The Letters of Daniel Defoe. Edited by G. H. Healey. (0.U.P., 42s.) which prevent them from being boring or platitudinous. For example, on the theme that `Tis therefore Absolutely Necessary for a States man to be Popular' Defoe writes : 'A States Man Once in the Peoples favor has a Thousand Opportunityes to do with Freedome, what in a Contrary Circumstance he would Not Dare to Attempt: for as the People often Condemn hastily, They Approve with More blindness than They Censure, and yet Generally Speaking the Common People have been Allwayes in the Right.'

That this last sentence is not the expression of doctrinaire or sentimental democracy is made clear by many other passages in the correspondence. But this faith 'generally speaking' in the people is one of the most important elements in Defoe's view of things. It is a view held perfectly sincerely and is confirmed rather than contradicted by such sentences as the following (with reference to the situation in Scotland before the Act of Union): 'The Mob is a Machine; the Jacobites have wound them up to a Pitch and Nothing but Time, Management, Temper and success Can Reduce them to the proper Medium.'

Then too the emphasis on 'Time, Management and Temper' —characteristic both of Defoe and of Harley—is by no means the expression of a wait-and-see attitude. Defoe is not only invariably energetic, but sometimes impatient. He throws him- self wholeheartedly into the agitation for the Union of England and Scotland and the letters of this period (the most numerous in the collection) are as interesting biographically as they are important historically. He is constantly busy. 'I omitted writeing the last post perfectly for Want of Subject—being at present Entirely Taken up in Meer Cavil and' Continual Dispute with the Clamourous Clergy.' And he adds that, if he has ever done any good since he came to Scotland, it is now, 'for These Men are Really the Boutefcus of the Nation' (boutefeux : fire- brands).

And in the midst of this continual activity as an agitator and a reporter Defoe has always an eye for a bargain. This was a characteristic of his ever since the time of what the editor of this volume describes as 'an unfortunate venture in breeding civet cats.' Now, at the height of the agitation in Scotland, he is anxious to secure for his benefactor 'a Ton of Rich Claret here which I May do as Cheap as you buy a hhd [hogshead].'

Nor were Defoe's schemes by any means confined to the benefit of himself and his friends. Some years later he appears with a long memorandum 'Of Improvements in Scotland' which included an account of 'The State of the Case of Docks etc. at Leith' and a plea for 'The Advantages of the Firth for Laying up the Ships.' In all this correspondence there is no mention of Defoe's great literary works and hardly any mention of his more ephemeral journalism.
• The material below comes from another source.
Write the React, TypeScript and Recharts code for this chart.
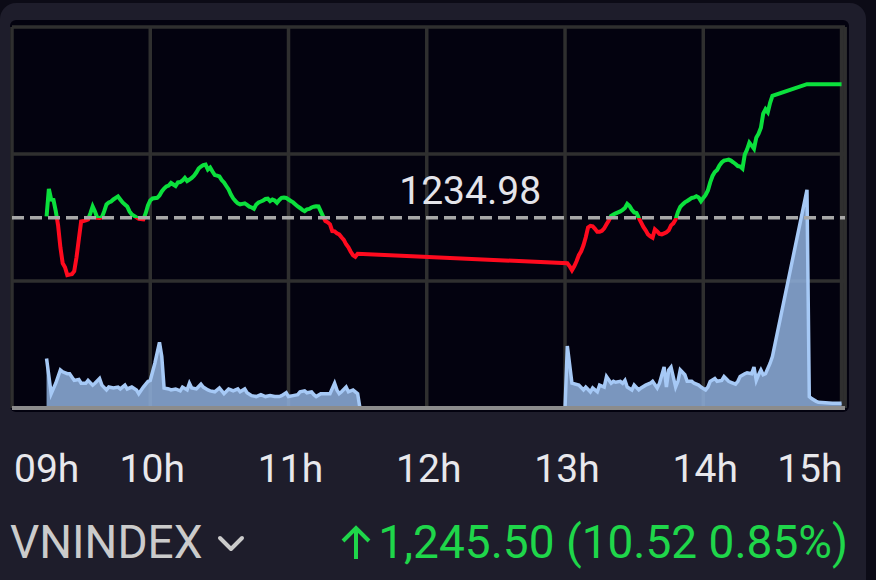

But those who know him best as a novelist or a journalist will not be disappointed by his appear- ance as a more or less secret agent. Infinite industry, the greatest attention to detail, a rapid mind, adventurousness in rather un- likely directions (as in the affair of the civet cats), a sound and solid attachment to a few human principles—these are charac- teristics of the man whatever his employment may be.
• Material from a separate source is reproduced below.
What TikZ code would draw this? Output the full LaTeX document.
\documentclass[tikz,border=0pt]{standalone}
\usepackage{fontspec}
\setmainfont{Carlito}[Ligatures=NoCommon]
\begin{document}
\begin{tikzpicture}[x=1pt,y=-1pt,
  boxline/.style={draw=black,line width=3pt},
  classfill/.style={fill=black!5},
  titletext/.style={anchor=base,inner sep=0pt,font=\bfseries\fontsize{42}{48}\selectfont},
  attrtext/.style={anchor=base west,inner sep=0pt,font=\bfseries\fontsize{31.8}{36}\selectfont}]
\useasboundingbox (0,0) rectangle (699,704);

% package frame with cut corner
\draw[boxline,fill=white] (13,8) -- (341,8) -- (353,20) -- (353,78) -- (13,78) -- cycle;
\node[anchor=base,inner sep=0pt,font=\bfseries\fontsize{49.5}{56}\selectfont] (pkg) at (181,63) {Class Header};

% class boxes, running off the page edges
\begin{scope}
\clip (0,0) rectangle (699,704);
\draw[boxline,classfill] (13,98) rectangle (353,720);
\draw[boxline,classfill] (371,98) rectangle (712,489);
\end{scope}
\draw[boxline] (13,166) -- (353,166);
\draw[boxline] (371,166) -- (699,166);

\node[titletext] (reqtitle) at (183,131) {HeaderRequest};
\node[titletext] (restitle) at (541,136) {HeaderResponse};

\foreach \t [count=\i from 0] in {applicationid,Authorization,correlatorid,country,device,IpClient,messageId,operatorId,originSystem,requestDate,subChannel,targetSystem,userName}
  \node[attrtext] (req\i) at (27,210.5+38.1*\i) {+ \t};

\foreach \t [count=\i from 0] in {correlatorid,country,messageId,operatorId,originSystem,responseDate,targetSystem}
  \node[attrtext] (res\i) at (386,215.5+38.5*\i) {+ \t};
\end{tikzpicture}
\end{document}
It is sad that the series of letters ends as it has begun with Defoe again in hiding, this time from a creditor. The last letter is dated August, 1730:about six months before his death. It is a controversial letter and needs the help of biographers for its elucidation. The editor of the volume under review has wisely confined himself to notes concerning facts and dates and has not attempted, what there was not space to attempt, an analysis of Defoe's complicated (though in some respects simple) character. Yet the long series of letters to Harley speaks very well for itself, and those who have read the correspondence will not easily accept the view that Defoe was a totally unscrupulous political hack, however brilliant. In his times, as in our own, to change parties did not necessarily mean to change one's convictions. Defoe did not suffer the lacerations of the heart which another friend of Harley, Swift, suffered; but he was as consistent as Swift in the championing of liberty.